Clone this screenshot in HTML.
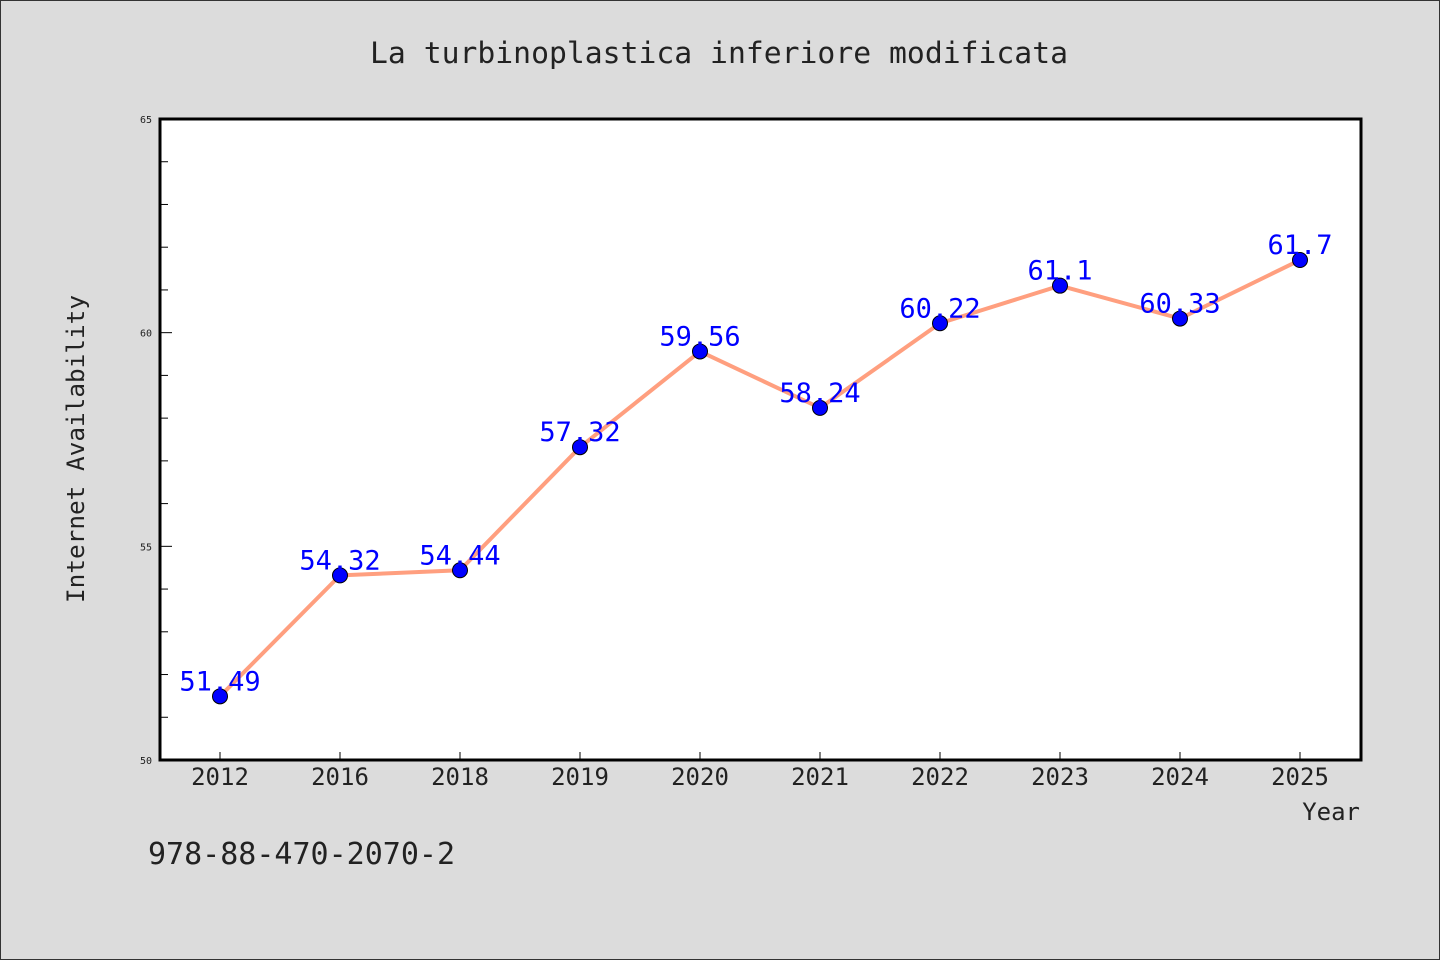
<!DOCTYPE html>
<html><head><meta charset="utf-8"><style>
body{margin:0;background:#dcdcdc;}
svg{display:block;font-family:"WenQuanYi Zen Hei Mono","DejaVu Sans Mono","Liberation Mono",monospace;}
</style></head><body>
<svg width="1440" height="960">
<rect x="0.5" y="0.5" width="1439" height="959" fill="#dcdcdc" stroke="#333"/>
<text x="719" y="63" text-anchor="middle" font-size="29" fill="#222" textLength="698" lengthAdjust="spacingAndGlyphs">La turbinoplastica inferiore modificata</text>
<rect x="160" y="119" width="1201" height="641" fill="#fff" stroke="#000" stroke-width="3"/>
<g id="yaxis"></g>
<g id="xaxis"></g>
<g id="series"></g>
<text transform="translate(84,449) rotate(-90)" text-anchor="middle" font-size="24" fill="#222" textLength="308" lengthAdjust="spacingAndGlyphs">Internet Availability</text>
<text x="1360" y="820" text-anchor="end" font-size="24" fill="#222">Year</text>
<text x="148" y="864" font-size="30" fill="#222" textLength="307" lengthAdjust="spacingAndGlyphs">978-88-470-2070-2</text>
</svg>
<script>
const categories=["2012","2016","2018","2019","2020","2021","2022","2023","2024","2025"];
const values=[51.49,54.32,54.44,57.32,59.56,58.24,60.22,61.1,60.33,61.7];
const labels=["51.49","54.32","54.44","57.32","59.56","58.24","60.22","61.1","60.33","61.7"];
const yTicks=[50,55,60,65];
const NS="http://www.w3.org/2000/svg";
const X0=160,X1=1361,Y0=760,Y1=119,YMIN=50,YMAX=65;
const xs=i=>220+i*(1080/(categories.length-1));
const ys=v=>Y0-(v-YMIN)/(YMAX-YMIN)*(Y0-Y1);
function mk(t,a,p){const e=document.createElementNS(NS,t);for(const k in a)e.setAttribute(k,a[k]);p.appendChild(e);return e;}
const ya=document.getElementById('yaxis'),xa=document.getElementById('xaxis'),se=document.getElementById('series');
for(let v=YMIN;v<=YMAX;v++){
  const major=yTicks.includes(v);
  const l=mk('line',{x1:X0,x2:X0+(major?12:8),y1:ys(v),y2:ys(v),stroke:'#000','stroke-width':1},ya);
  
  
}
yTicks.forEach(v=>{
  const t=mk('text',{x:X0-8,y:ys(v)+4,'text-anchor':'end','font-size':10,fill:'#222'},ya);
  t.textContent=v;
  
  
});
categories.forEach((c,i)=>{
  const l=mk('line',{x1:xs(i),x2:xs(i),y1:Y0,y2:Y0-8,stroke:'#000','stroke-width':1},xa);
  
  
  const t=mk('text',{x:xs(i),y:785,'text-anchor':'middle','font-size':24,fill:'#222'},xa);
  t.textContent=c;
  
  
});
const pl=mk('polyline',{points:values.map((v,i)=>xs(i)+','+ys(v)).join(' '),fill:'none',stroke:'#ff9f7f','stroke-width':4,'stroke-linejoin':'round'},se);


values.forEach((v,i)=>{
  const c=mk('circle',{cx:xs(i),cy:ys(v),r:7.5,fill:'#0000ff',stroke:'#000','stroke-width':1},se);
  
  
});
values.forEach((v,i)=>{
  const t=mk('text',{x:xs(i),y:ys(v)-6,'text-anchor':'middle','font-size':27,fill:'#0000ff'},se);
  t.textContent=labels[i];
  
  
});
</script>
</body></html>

========================

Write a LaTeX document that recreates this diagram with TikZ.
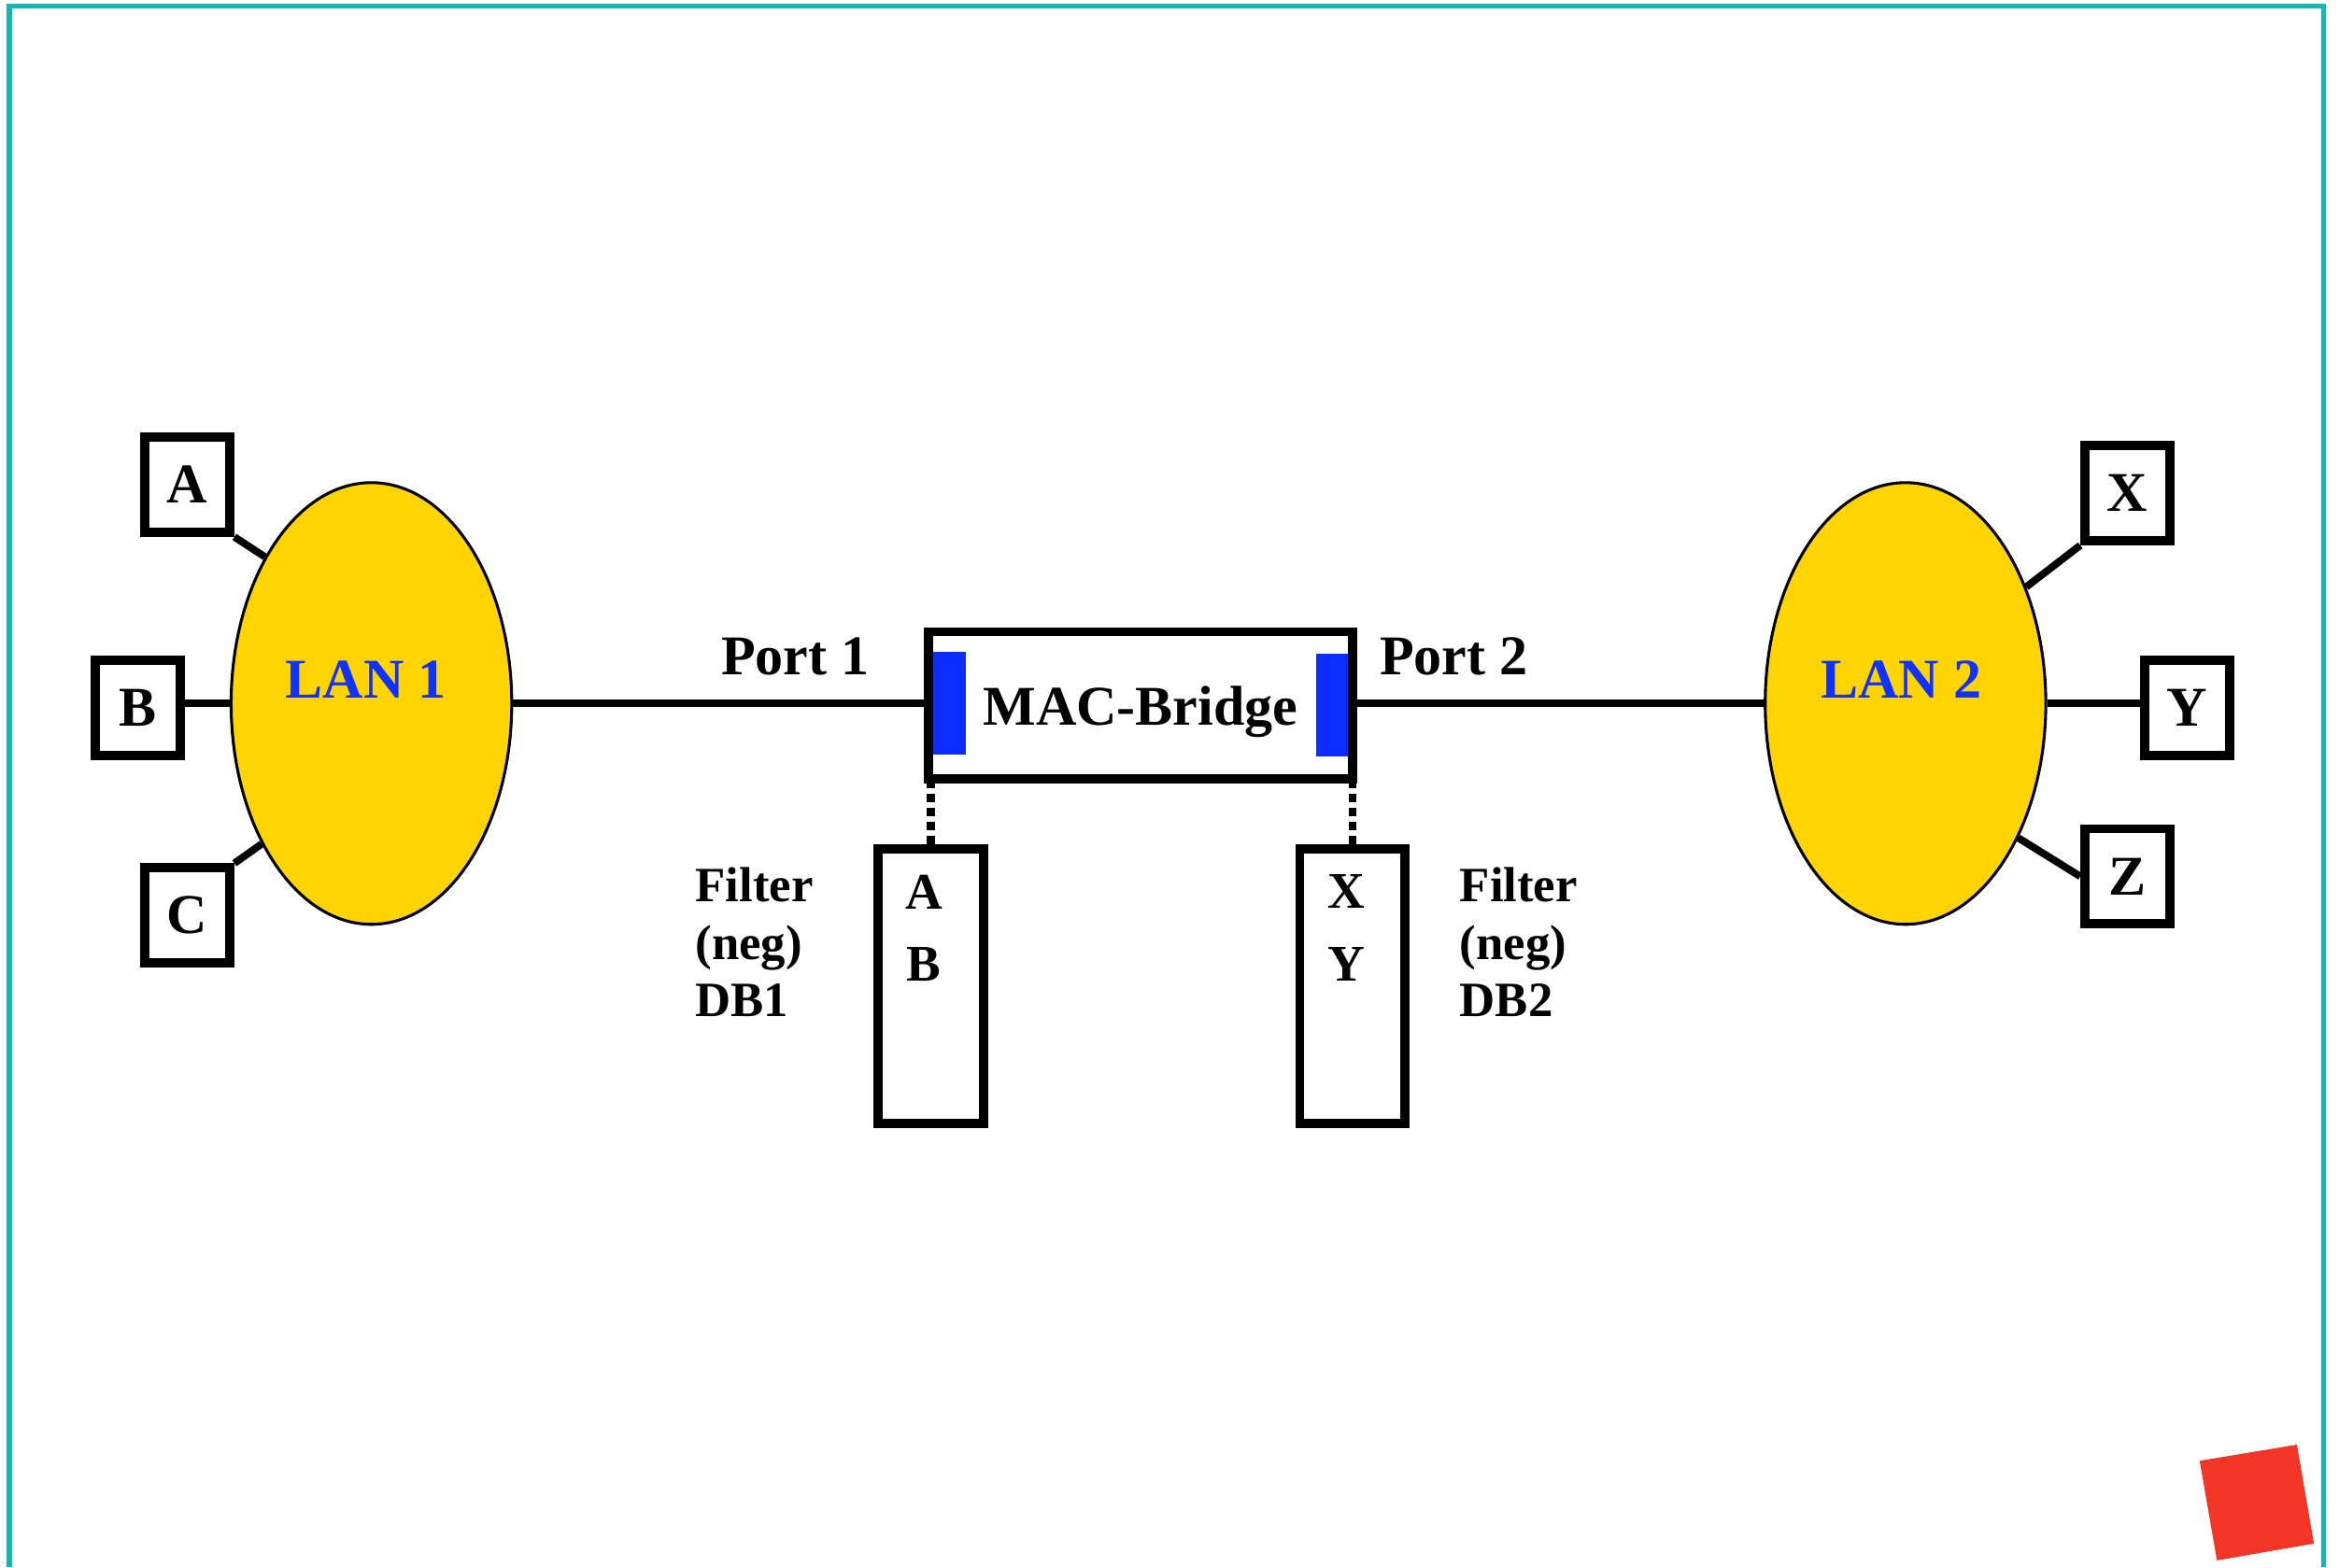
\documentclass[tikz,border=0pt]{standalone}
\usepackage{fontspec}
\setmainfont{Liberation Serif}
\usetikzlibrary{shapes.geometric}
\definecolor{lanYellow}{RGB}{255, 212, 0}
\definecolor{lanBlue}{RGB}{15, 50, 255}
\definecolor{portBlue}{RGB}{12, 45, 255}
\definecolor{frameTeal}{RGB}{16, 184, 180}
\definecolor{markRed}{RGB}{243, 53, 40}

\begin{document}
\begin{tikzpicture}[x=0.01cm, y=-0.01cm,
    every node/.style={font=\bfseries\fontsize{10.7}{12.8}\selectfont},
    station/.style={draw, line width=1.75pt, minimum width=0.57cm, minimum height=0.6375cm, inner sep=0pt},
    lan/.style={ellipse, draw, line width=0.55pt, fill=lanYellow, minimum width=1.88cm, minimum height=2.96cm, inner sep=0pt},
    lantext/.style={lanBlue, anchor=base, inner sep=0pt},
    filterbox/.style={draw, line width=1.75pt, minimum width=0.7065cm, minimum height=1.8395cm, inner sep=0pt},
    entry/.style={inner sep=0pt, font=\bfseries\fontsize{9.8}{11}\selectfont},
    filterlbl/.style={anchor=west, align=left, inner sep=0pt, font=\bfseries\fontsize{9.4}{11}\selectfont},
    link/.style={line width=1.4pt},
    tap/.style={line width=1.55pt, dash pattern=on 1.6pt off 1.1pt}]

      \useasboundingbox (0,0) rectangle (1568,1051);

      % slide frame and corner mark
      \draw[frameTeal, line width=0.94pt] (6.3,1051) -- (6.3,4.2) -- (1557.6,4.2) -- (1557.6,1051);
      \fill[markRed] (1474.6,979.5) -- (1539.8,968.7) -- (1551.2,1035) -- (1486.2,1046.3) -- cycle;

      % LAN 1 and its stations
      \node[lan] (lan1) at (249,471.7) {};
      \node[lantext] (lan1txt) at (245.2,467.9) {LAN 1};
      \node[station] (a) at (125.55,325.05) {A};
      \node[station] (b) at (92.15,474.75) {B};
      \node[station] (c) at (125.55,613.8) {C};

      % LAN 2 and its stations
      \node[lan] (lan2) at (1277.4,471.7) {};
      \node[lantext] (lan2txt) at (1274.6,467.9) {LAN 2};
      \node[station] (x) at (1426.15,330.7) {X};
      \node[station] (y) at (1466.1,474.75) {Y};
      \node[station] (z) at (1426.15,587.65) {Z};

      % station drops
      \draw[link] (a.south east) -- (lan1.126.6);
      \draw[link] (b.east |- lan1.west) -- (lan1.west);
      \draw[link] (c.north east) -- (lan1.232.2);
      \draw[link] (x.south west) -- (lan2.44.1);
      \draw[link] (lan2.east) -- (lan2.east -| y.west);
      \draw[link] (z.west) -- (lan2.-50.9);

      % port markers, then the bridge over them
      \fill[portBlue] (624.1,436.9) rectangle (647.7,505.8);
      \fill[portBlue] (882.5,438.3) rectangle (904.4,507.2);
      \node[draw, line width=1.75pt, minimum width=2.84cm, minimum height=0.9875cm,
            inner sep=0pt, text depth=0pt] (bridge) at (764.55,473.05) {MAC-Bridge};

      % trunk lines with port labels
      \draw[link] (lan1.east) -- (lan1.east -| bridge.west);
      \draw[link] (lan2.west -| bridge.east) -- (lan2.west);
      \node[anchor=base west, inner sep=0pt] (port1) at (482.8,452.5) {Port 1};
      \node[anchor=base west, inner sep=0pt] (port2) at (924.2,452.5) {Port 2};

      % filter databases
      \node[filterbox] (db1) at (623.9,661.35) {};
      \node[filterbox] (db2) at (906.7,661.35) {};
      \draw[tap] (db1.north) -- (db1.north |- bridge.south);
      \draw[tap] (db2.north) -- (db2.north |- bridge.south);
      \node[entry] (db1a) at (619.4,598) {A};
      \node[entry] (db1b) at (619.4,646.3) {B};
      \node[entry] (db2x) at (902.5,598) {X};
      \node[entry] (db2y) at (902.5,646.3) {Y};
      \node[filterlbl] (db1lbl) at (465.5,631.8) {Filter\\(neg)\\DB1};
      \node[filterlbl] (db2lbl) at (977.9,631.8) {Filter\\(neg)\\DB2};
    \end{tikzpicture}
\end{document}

========================

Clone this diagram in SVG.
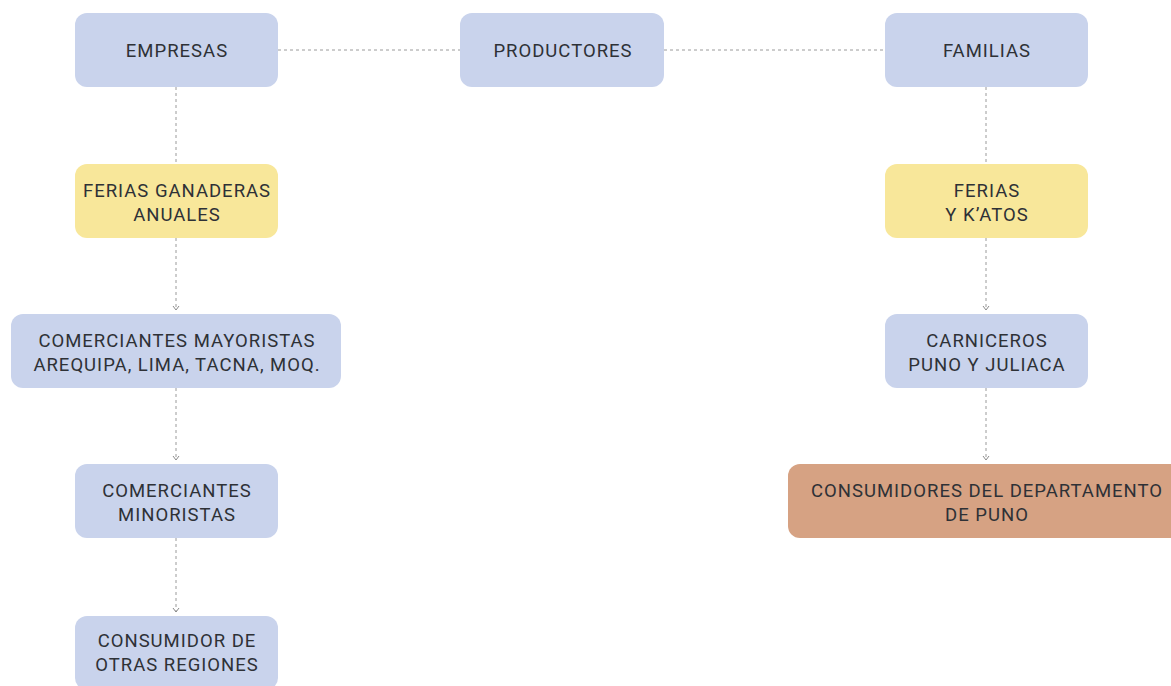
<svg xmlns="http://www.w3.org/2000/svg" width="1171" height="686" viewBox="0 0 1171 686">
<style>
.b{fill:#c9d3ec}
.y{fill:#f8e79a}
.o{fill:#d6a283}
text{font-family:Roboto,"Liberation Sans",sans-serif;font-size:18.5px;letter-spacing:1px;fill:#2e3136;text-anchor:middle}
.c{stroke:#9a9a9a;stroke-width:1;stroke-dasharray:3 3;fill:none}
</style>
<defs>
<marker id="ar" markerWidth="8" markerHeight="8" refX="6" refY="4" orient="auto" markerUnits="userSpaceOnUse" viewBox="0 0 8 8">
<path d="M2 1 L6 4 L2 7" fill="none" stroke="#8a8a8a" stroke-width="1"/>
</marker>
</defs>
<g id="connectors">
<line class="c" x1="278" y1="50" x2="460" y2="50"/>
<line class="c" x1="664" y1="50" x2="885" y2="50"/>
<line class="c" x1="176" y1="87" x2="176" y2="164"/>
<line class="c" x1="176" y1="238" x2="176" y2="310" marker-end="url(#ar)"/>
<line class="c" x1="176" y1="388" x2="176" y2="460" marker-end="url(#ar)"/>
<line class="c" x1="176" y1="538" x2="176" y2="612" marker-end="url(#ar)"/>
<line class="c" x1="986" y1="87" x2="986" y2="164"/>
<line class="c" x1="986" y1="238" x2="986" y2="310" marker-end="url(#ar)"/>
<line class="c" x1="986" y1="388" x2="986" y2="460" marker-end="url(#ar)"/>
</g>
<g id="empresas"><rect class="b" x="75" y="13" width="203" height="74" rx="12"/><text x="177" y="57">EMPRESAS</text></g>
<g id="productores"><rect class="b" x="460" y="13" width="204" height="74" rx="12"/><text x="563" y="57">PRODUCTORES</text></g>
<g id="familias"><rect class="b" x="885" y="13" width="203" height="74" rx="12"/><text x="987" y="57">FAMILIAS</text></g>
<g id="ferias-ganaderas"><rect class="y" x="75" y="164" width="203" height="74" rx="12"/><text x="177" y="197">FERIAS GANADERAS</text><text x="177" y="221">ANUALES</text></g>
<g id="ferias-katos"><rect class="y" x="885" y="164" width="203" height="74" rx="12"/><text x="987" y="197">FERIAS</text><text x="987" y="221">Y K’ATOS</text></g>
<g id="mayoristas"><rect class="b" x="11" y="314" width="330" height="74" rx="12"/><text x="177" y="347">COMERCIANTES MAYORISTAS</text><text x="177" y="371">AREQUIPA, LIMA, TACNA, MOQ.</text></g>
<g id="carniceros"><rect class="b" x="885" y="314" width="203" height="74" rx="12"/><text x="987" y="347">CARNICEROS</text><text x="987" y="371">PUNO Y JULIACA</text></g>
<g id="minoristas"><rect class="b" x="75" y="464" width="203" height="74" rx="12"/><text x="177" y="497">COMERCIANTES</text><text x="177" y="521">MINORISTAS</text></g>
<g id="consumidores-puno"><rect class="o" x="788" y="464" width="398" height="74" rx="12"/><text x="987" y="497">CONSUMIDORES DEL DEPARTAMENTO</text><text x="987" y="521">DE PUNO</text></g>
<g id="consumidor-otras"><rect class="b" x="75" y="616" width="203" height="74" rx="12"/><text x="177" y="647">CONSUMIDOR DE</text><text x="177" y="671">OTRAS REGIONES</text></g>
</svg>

========================

# Directions
Look through the data above. Each line containing the word "diagram" needs to be copied.

# Correct response
Write a LaTeX document that recreates this diagram with TikZ.
Clone this diagram in SVG.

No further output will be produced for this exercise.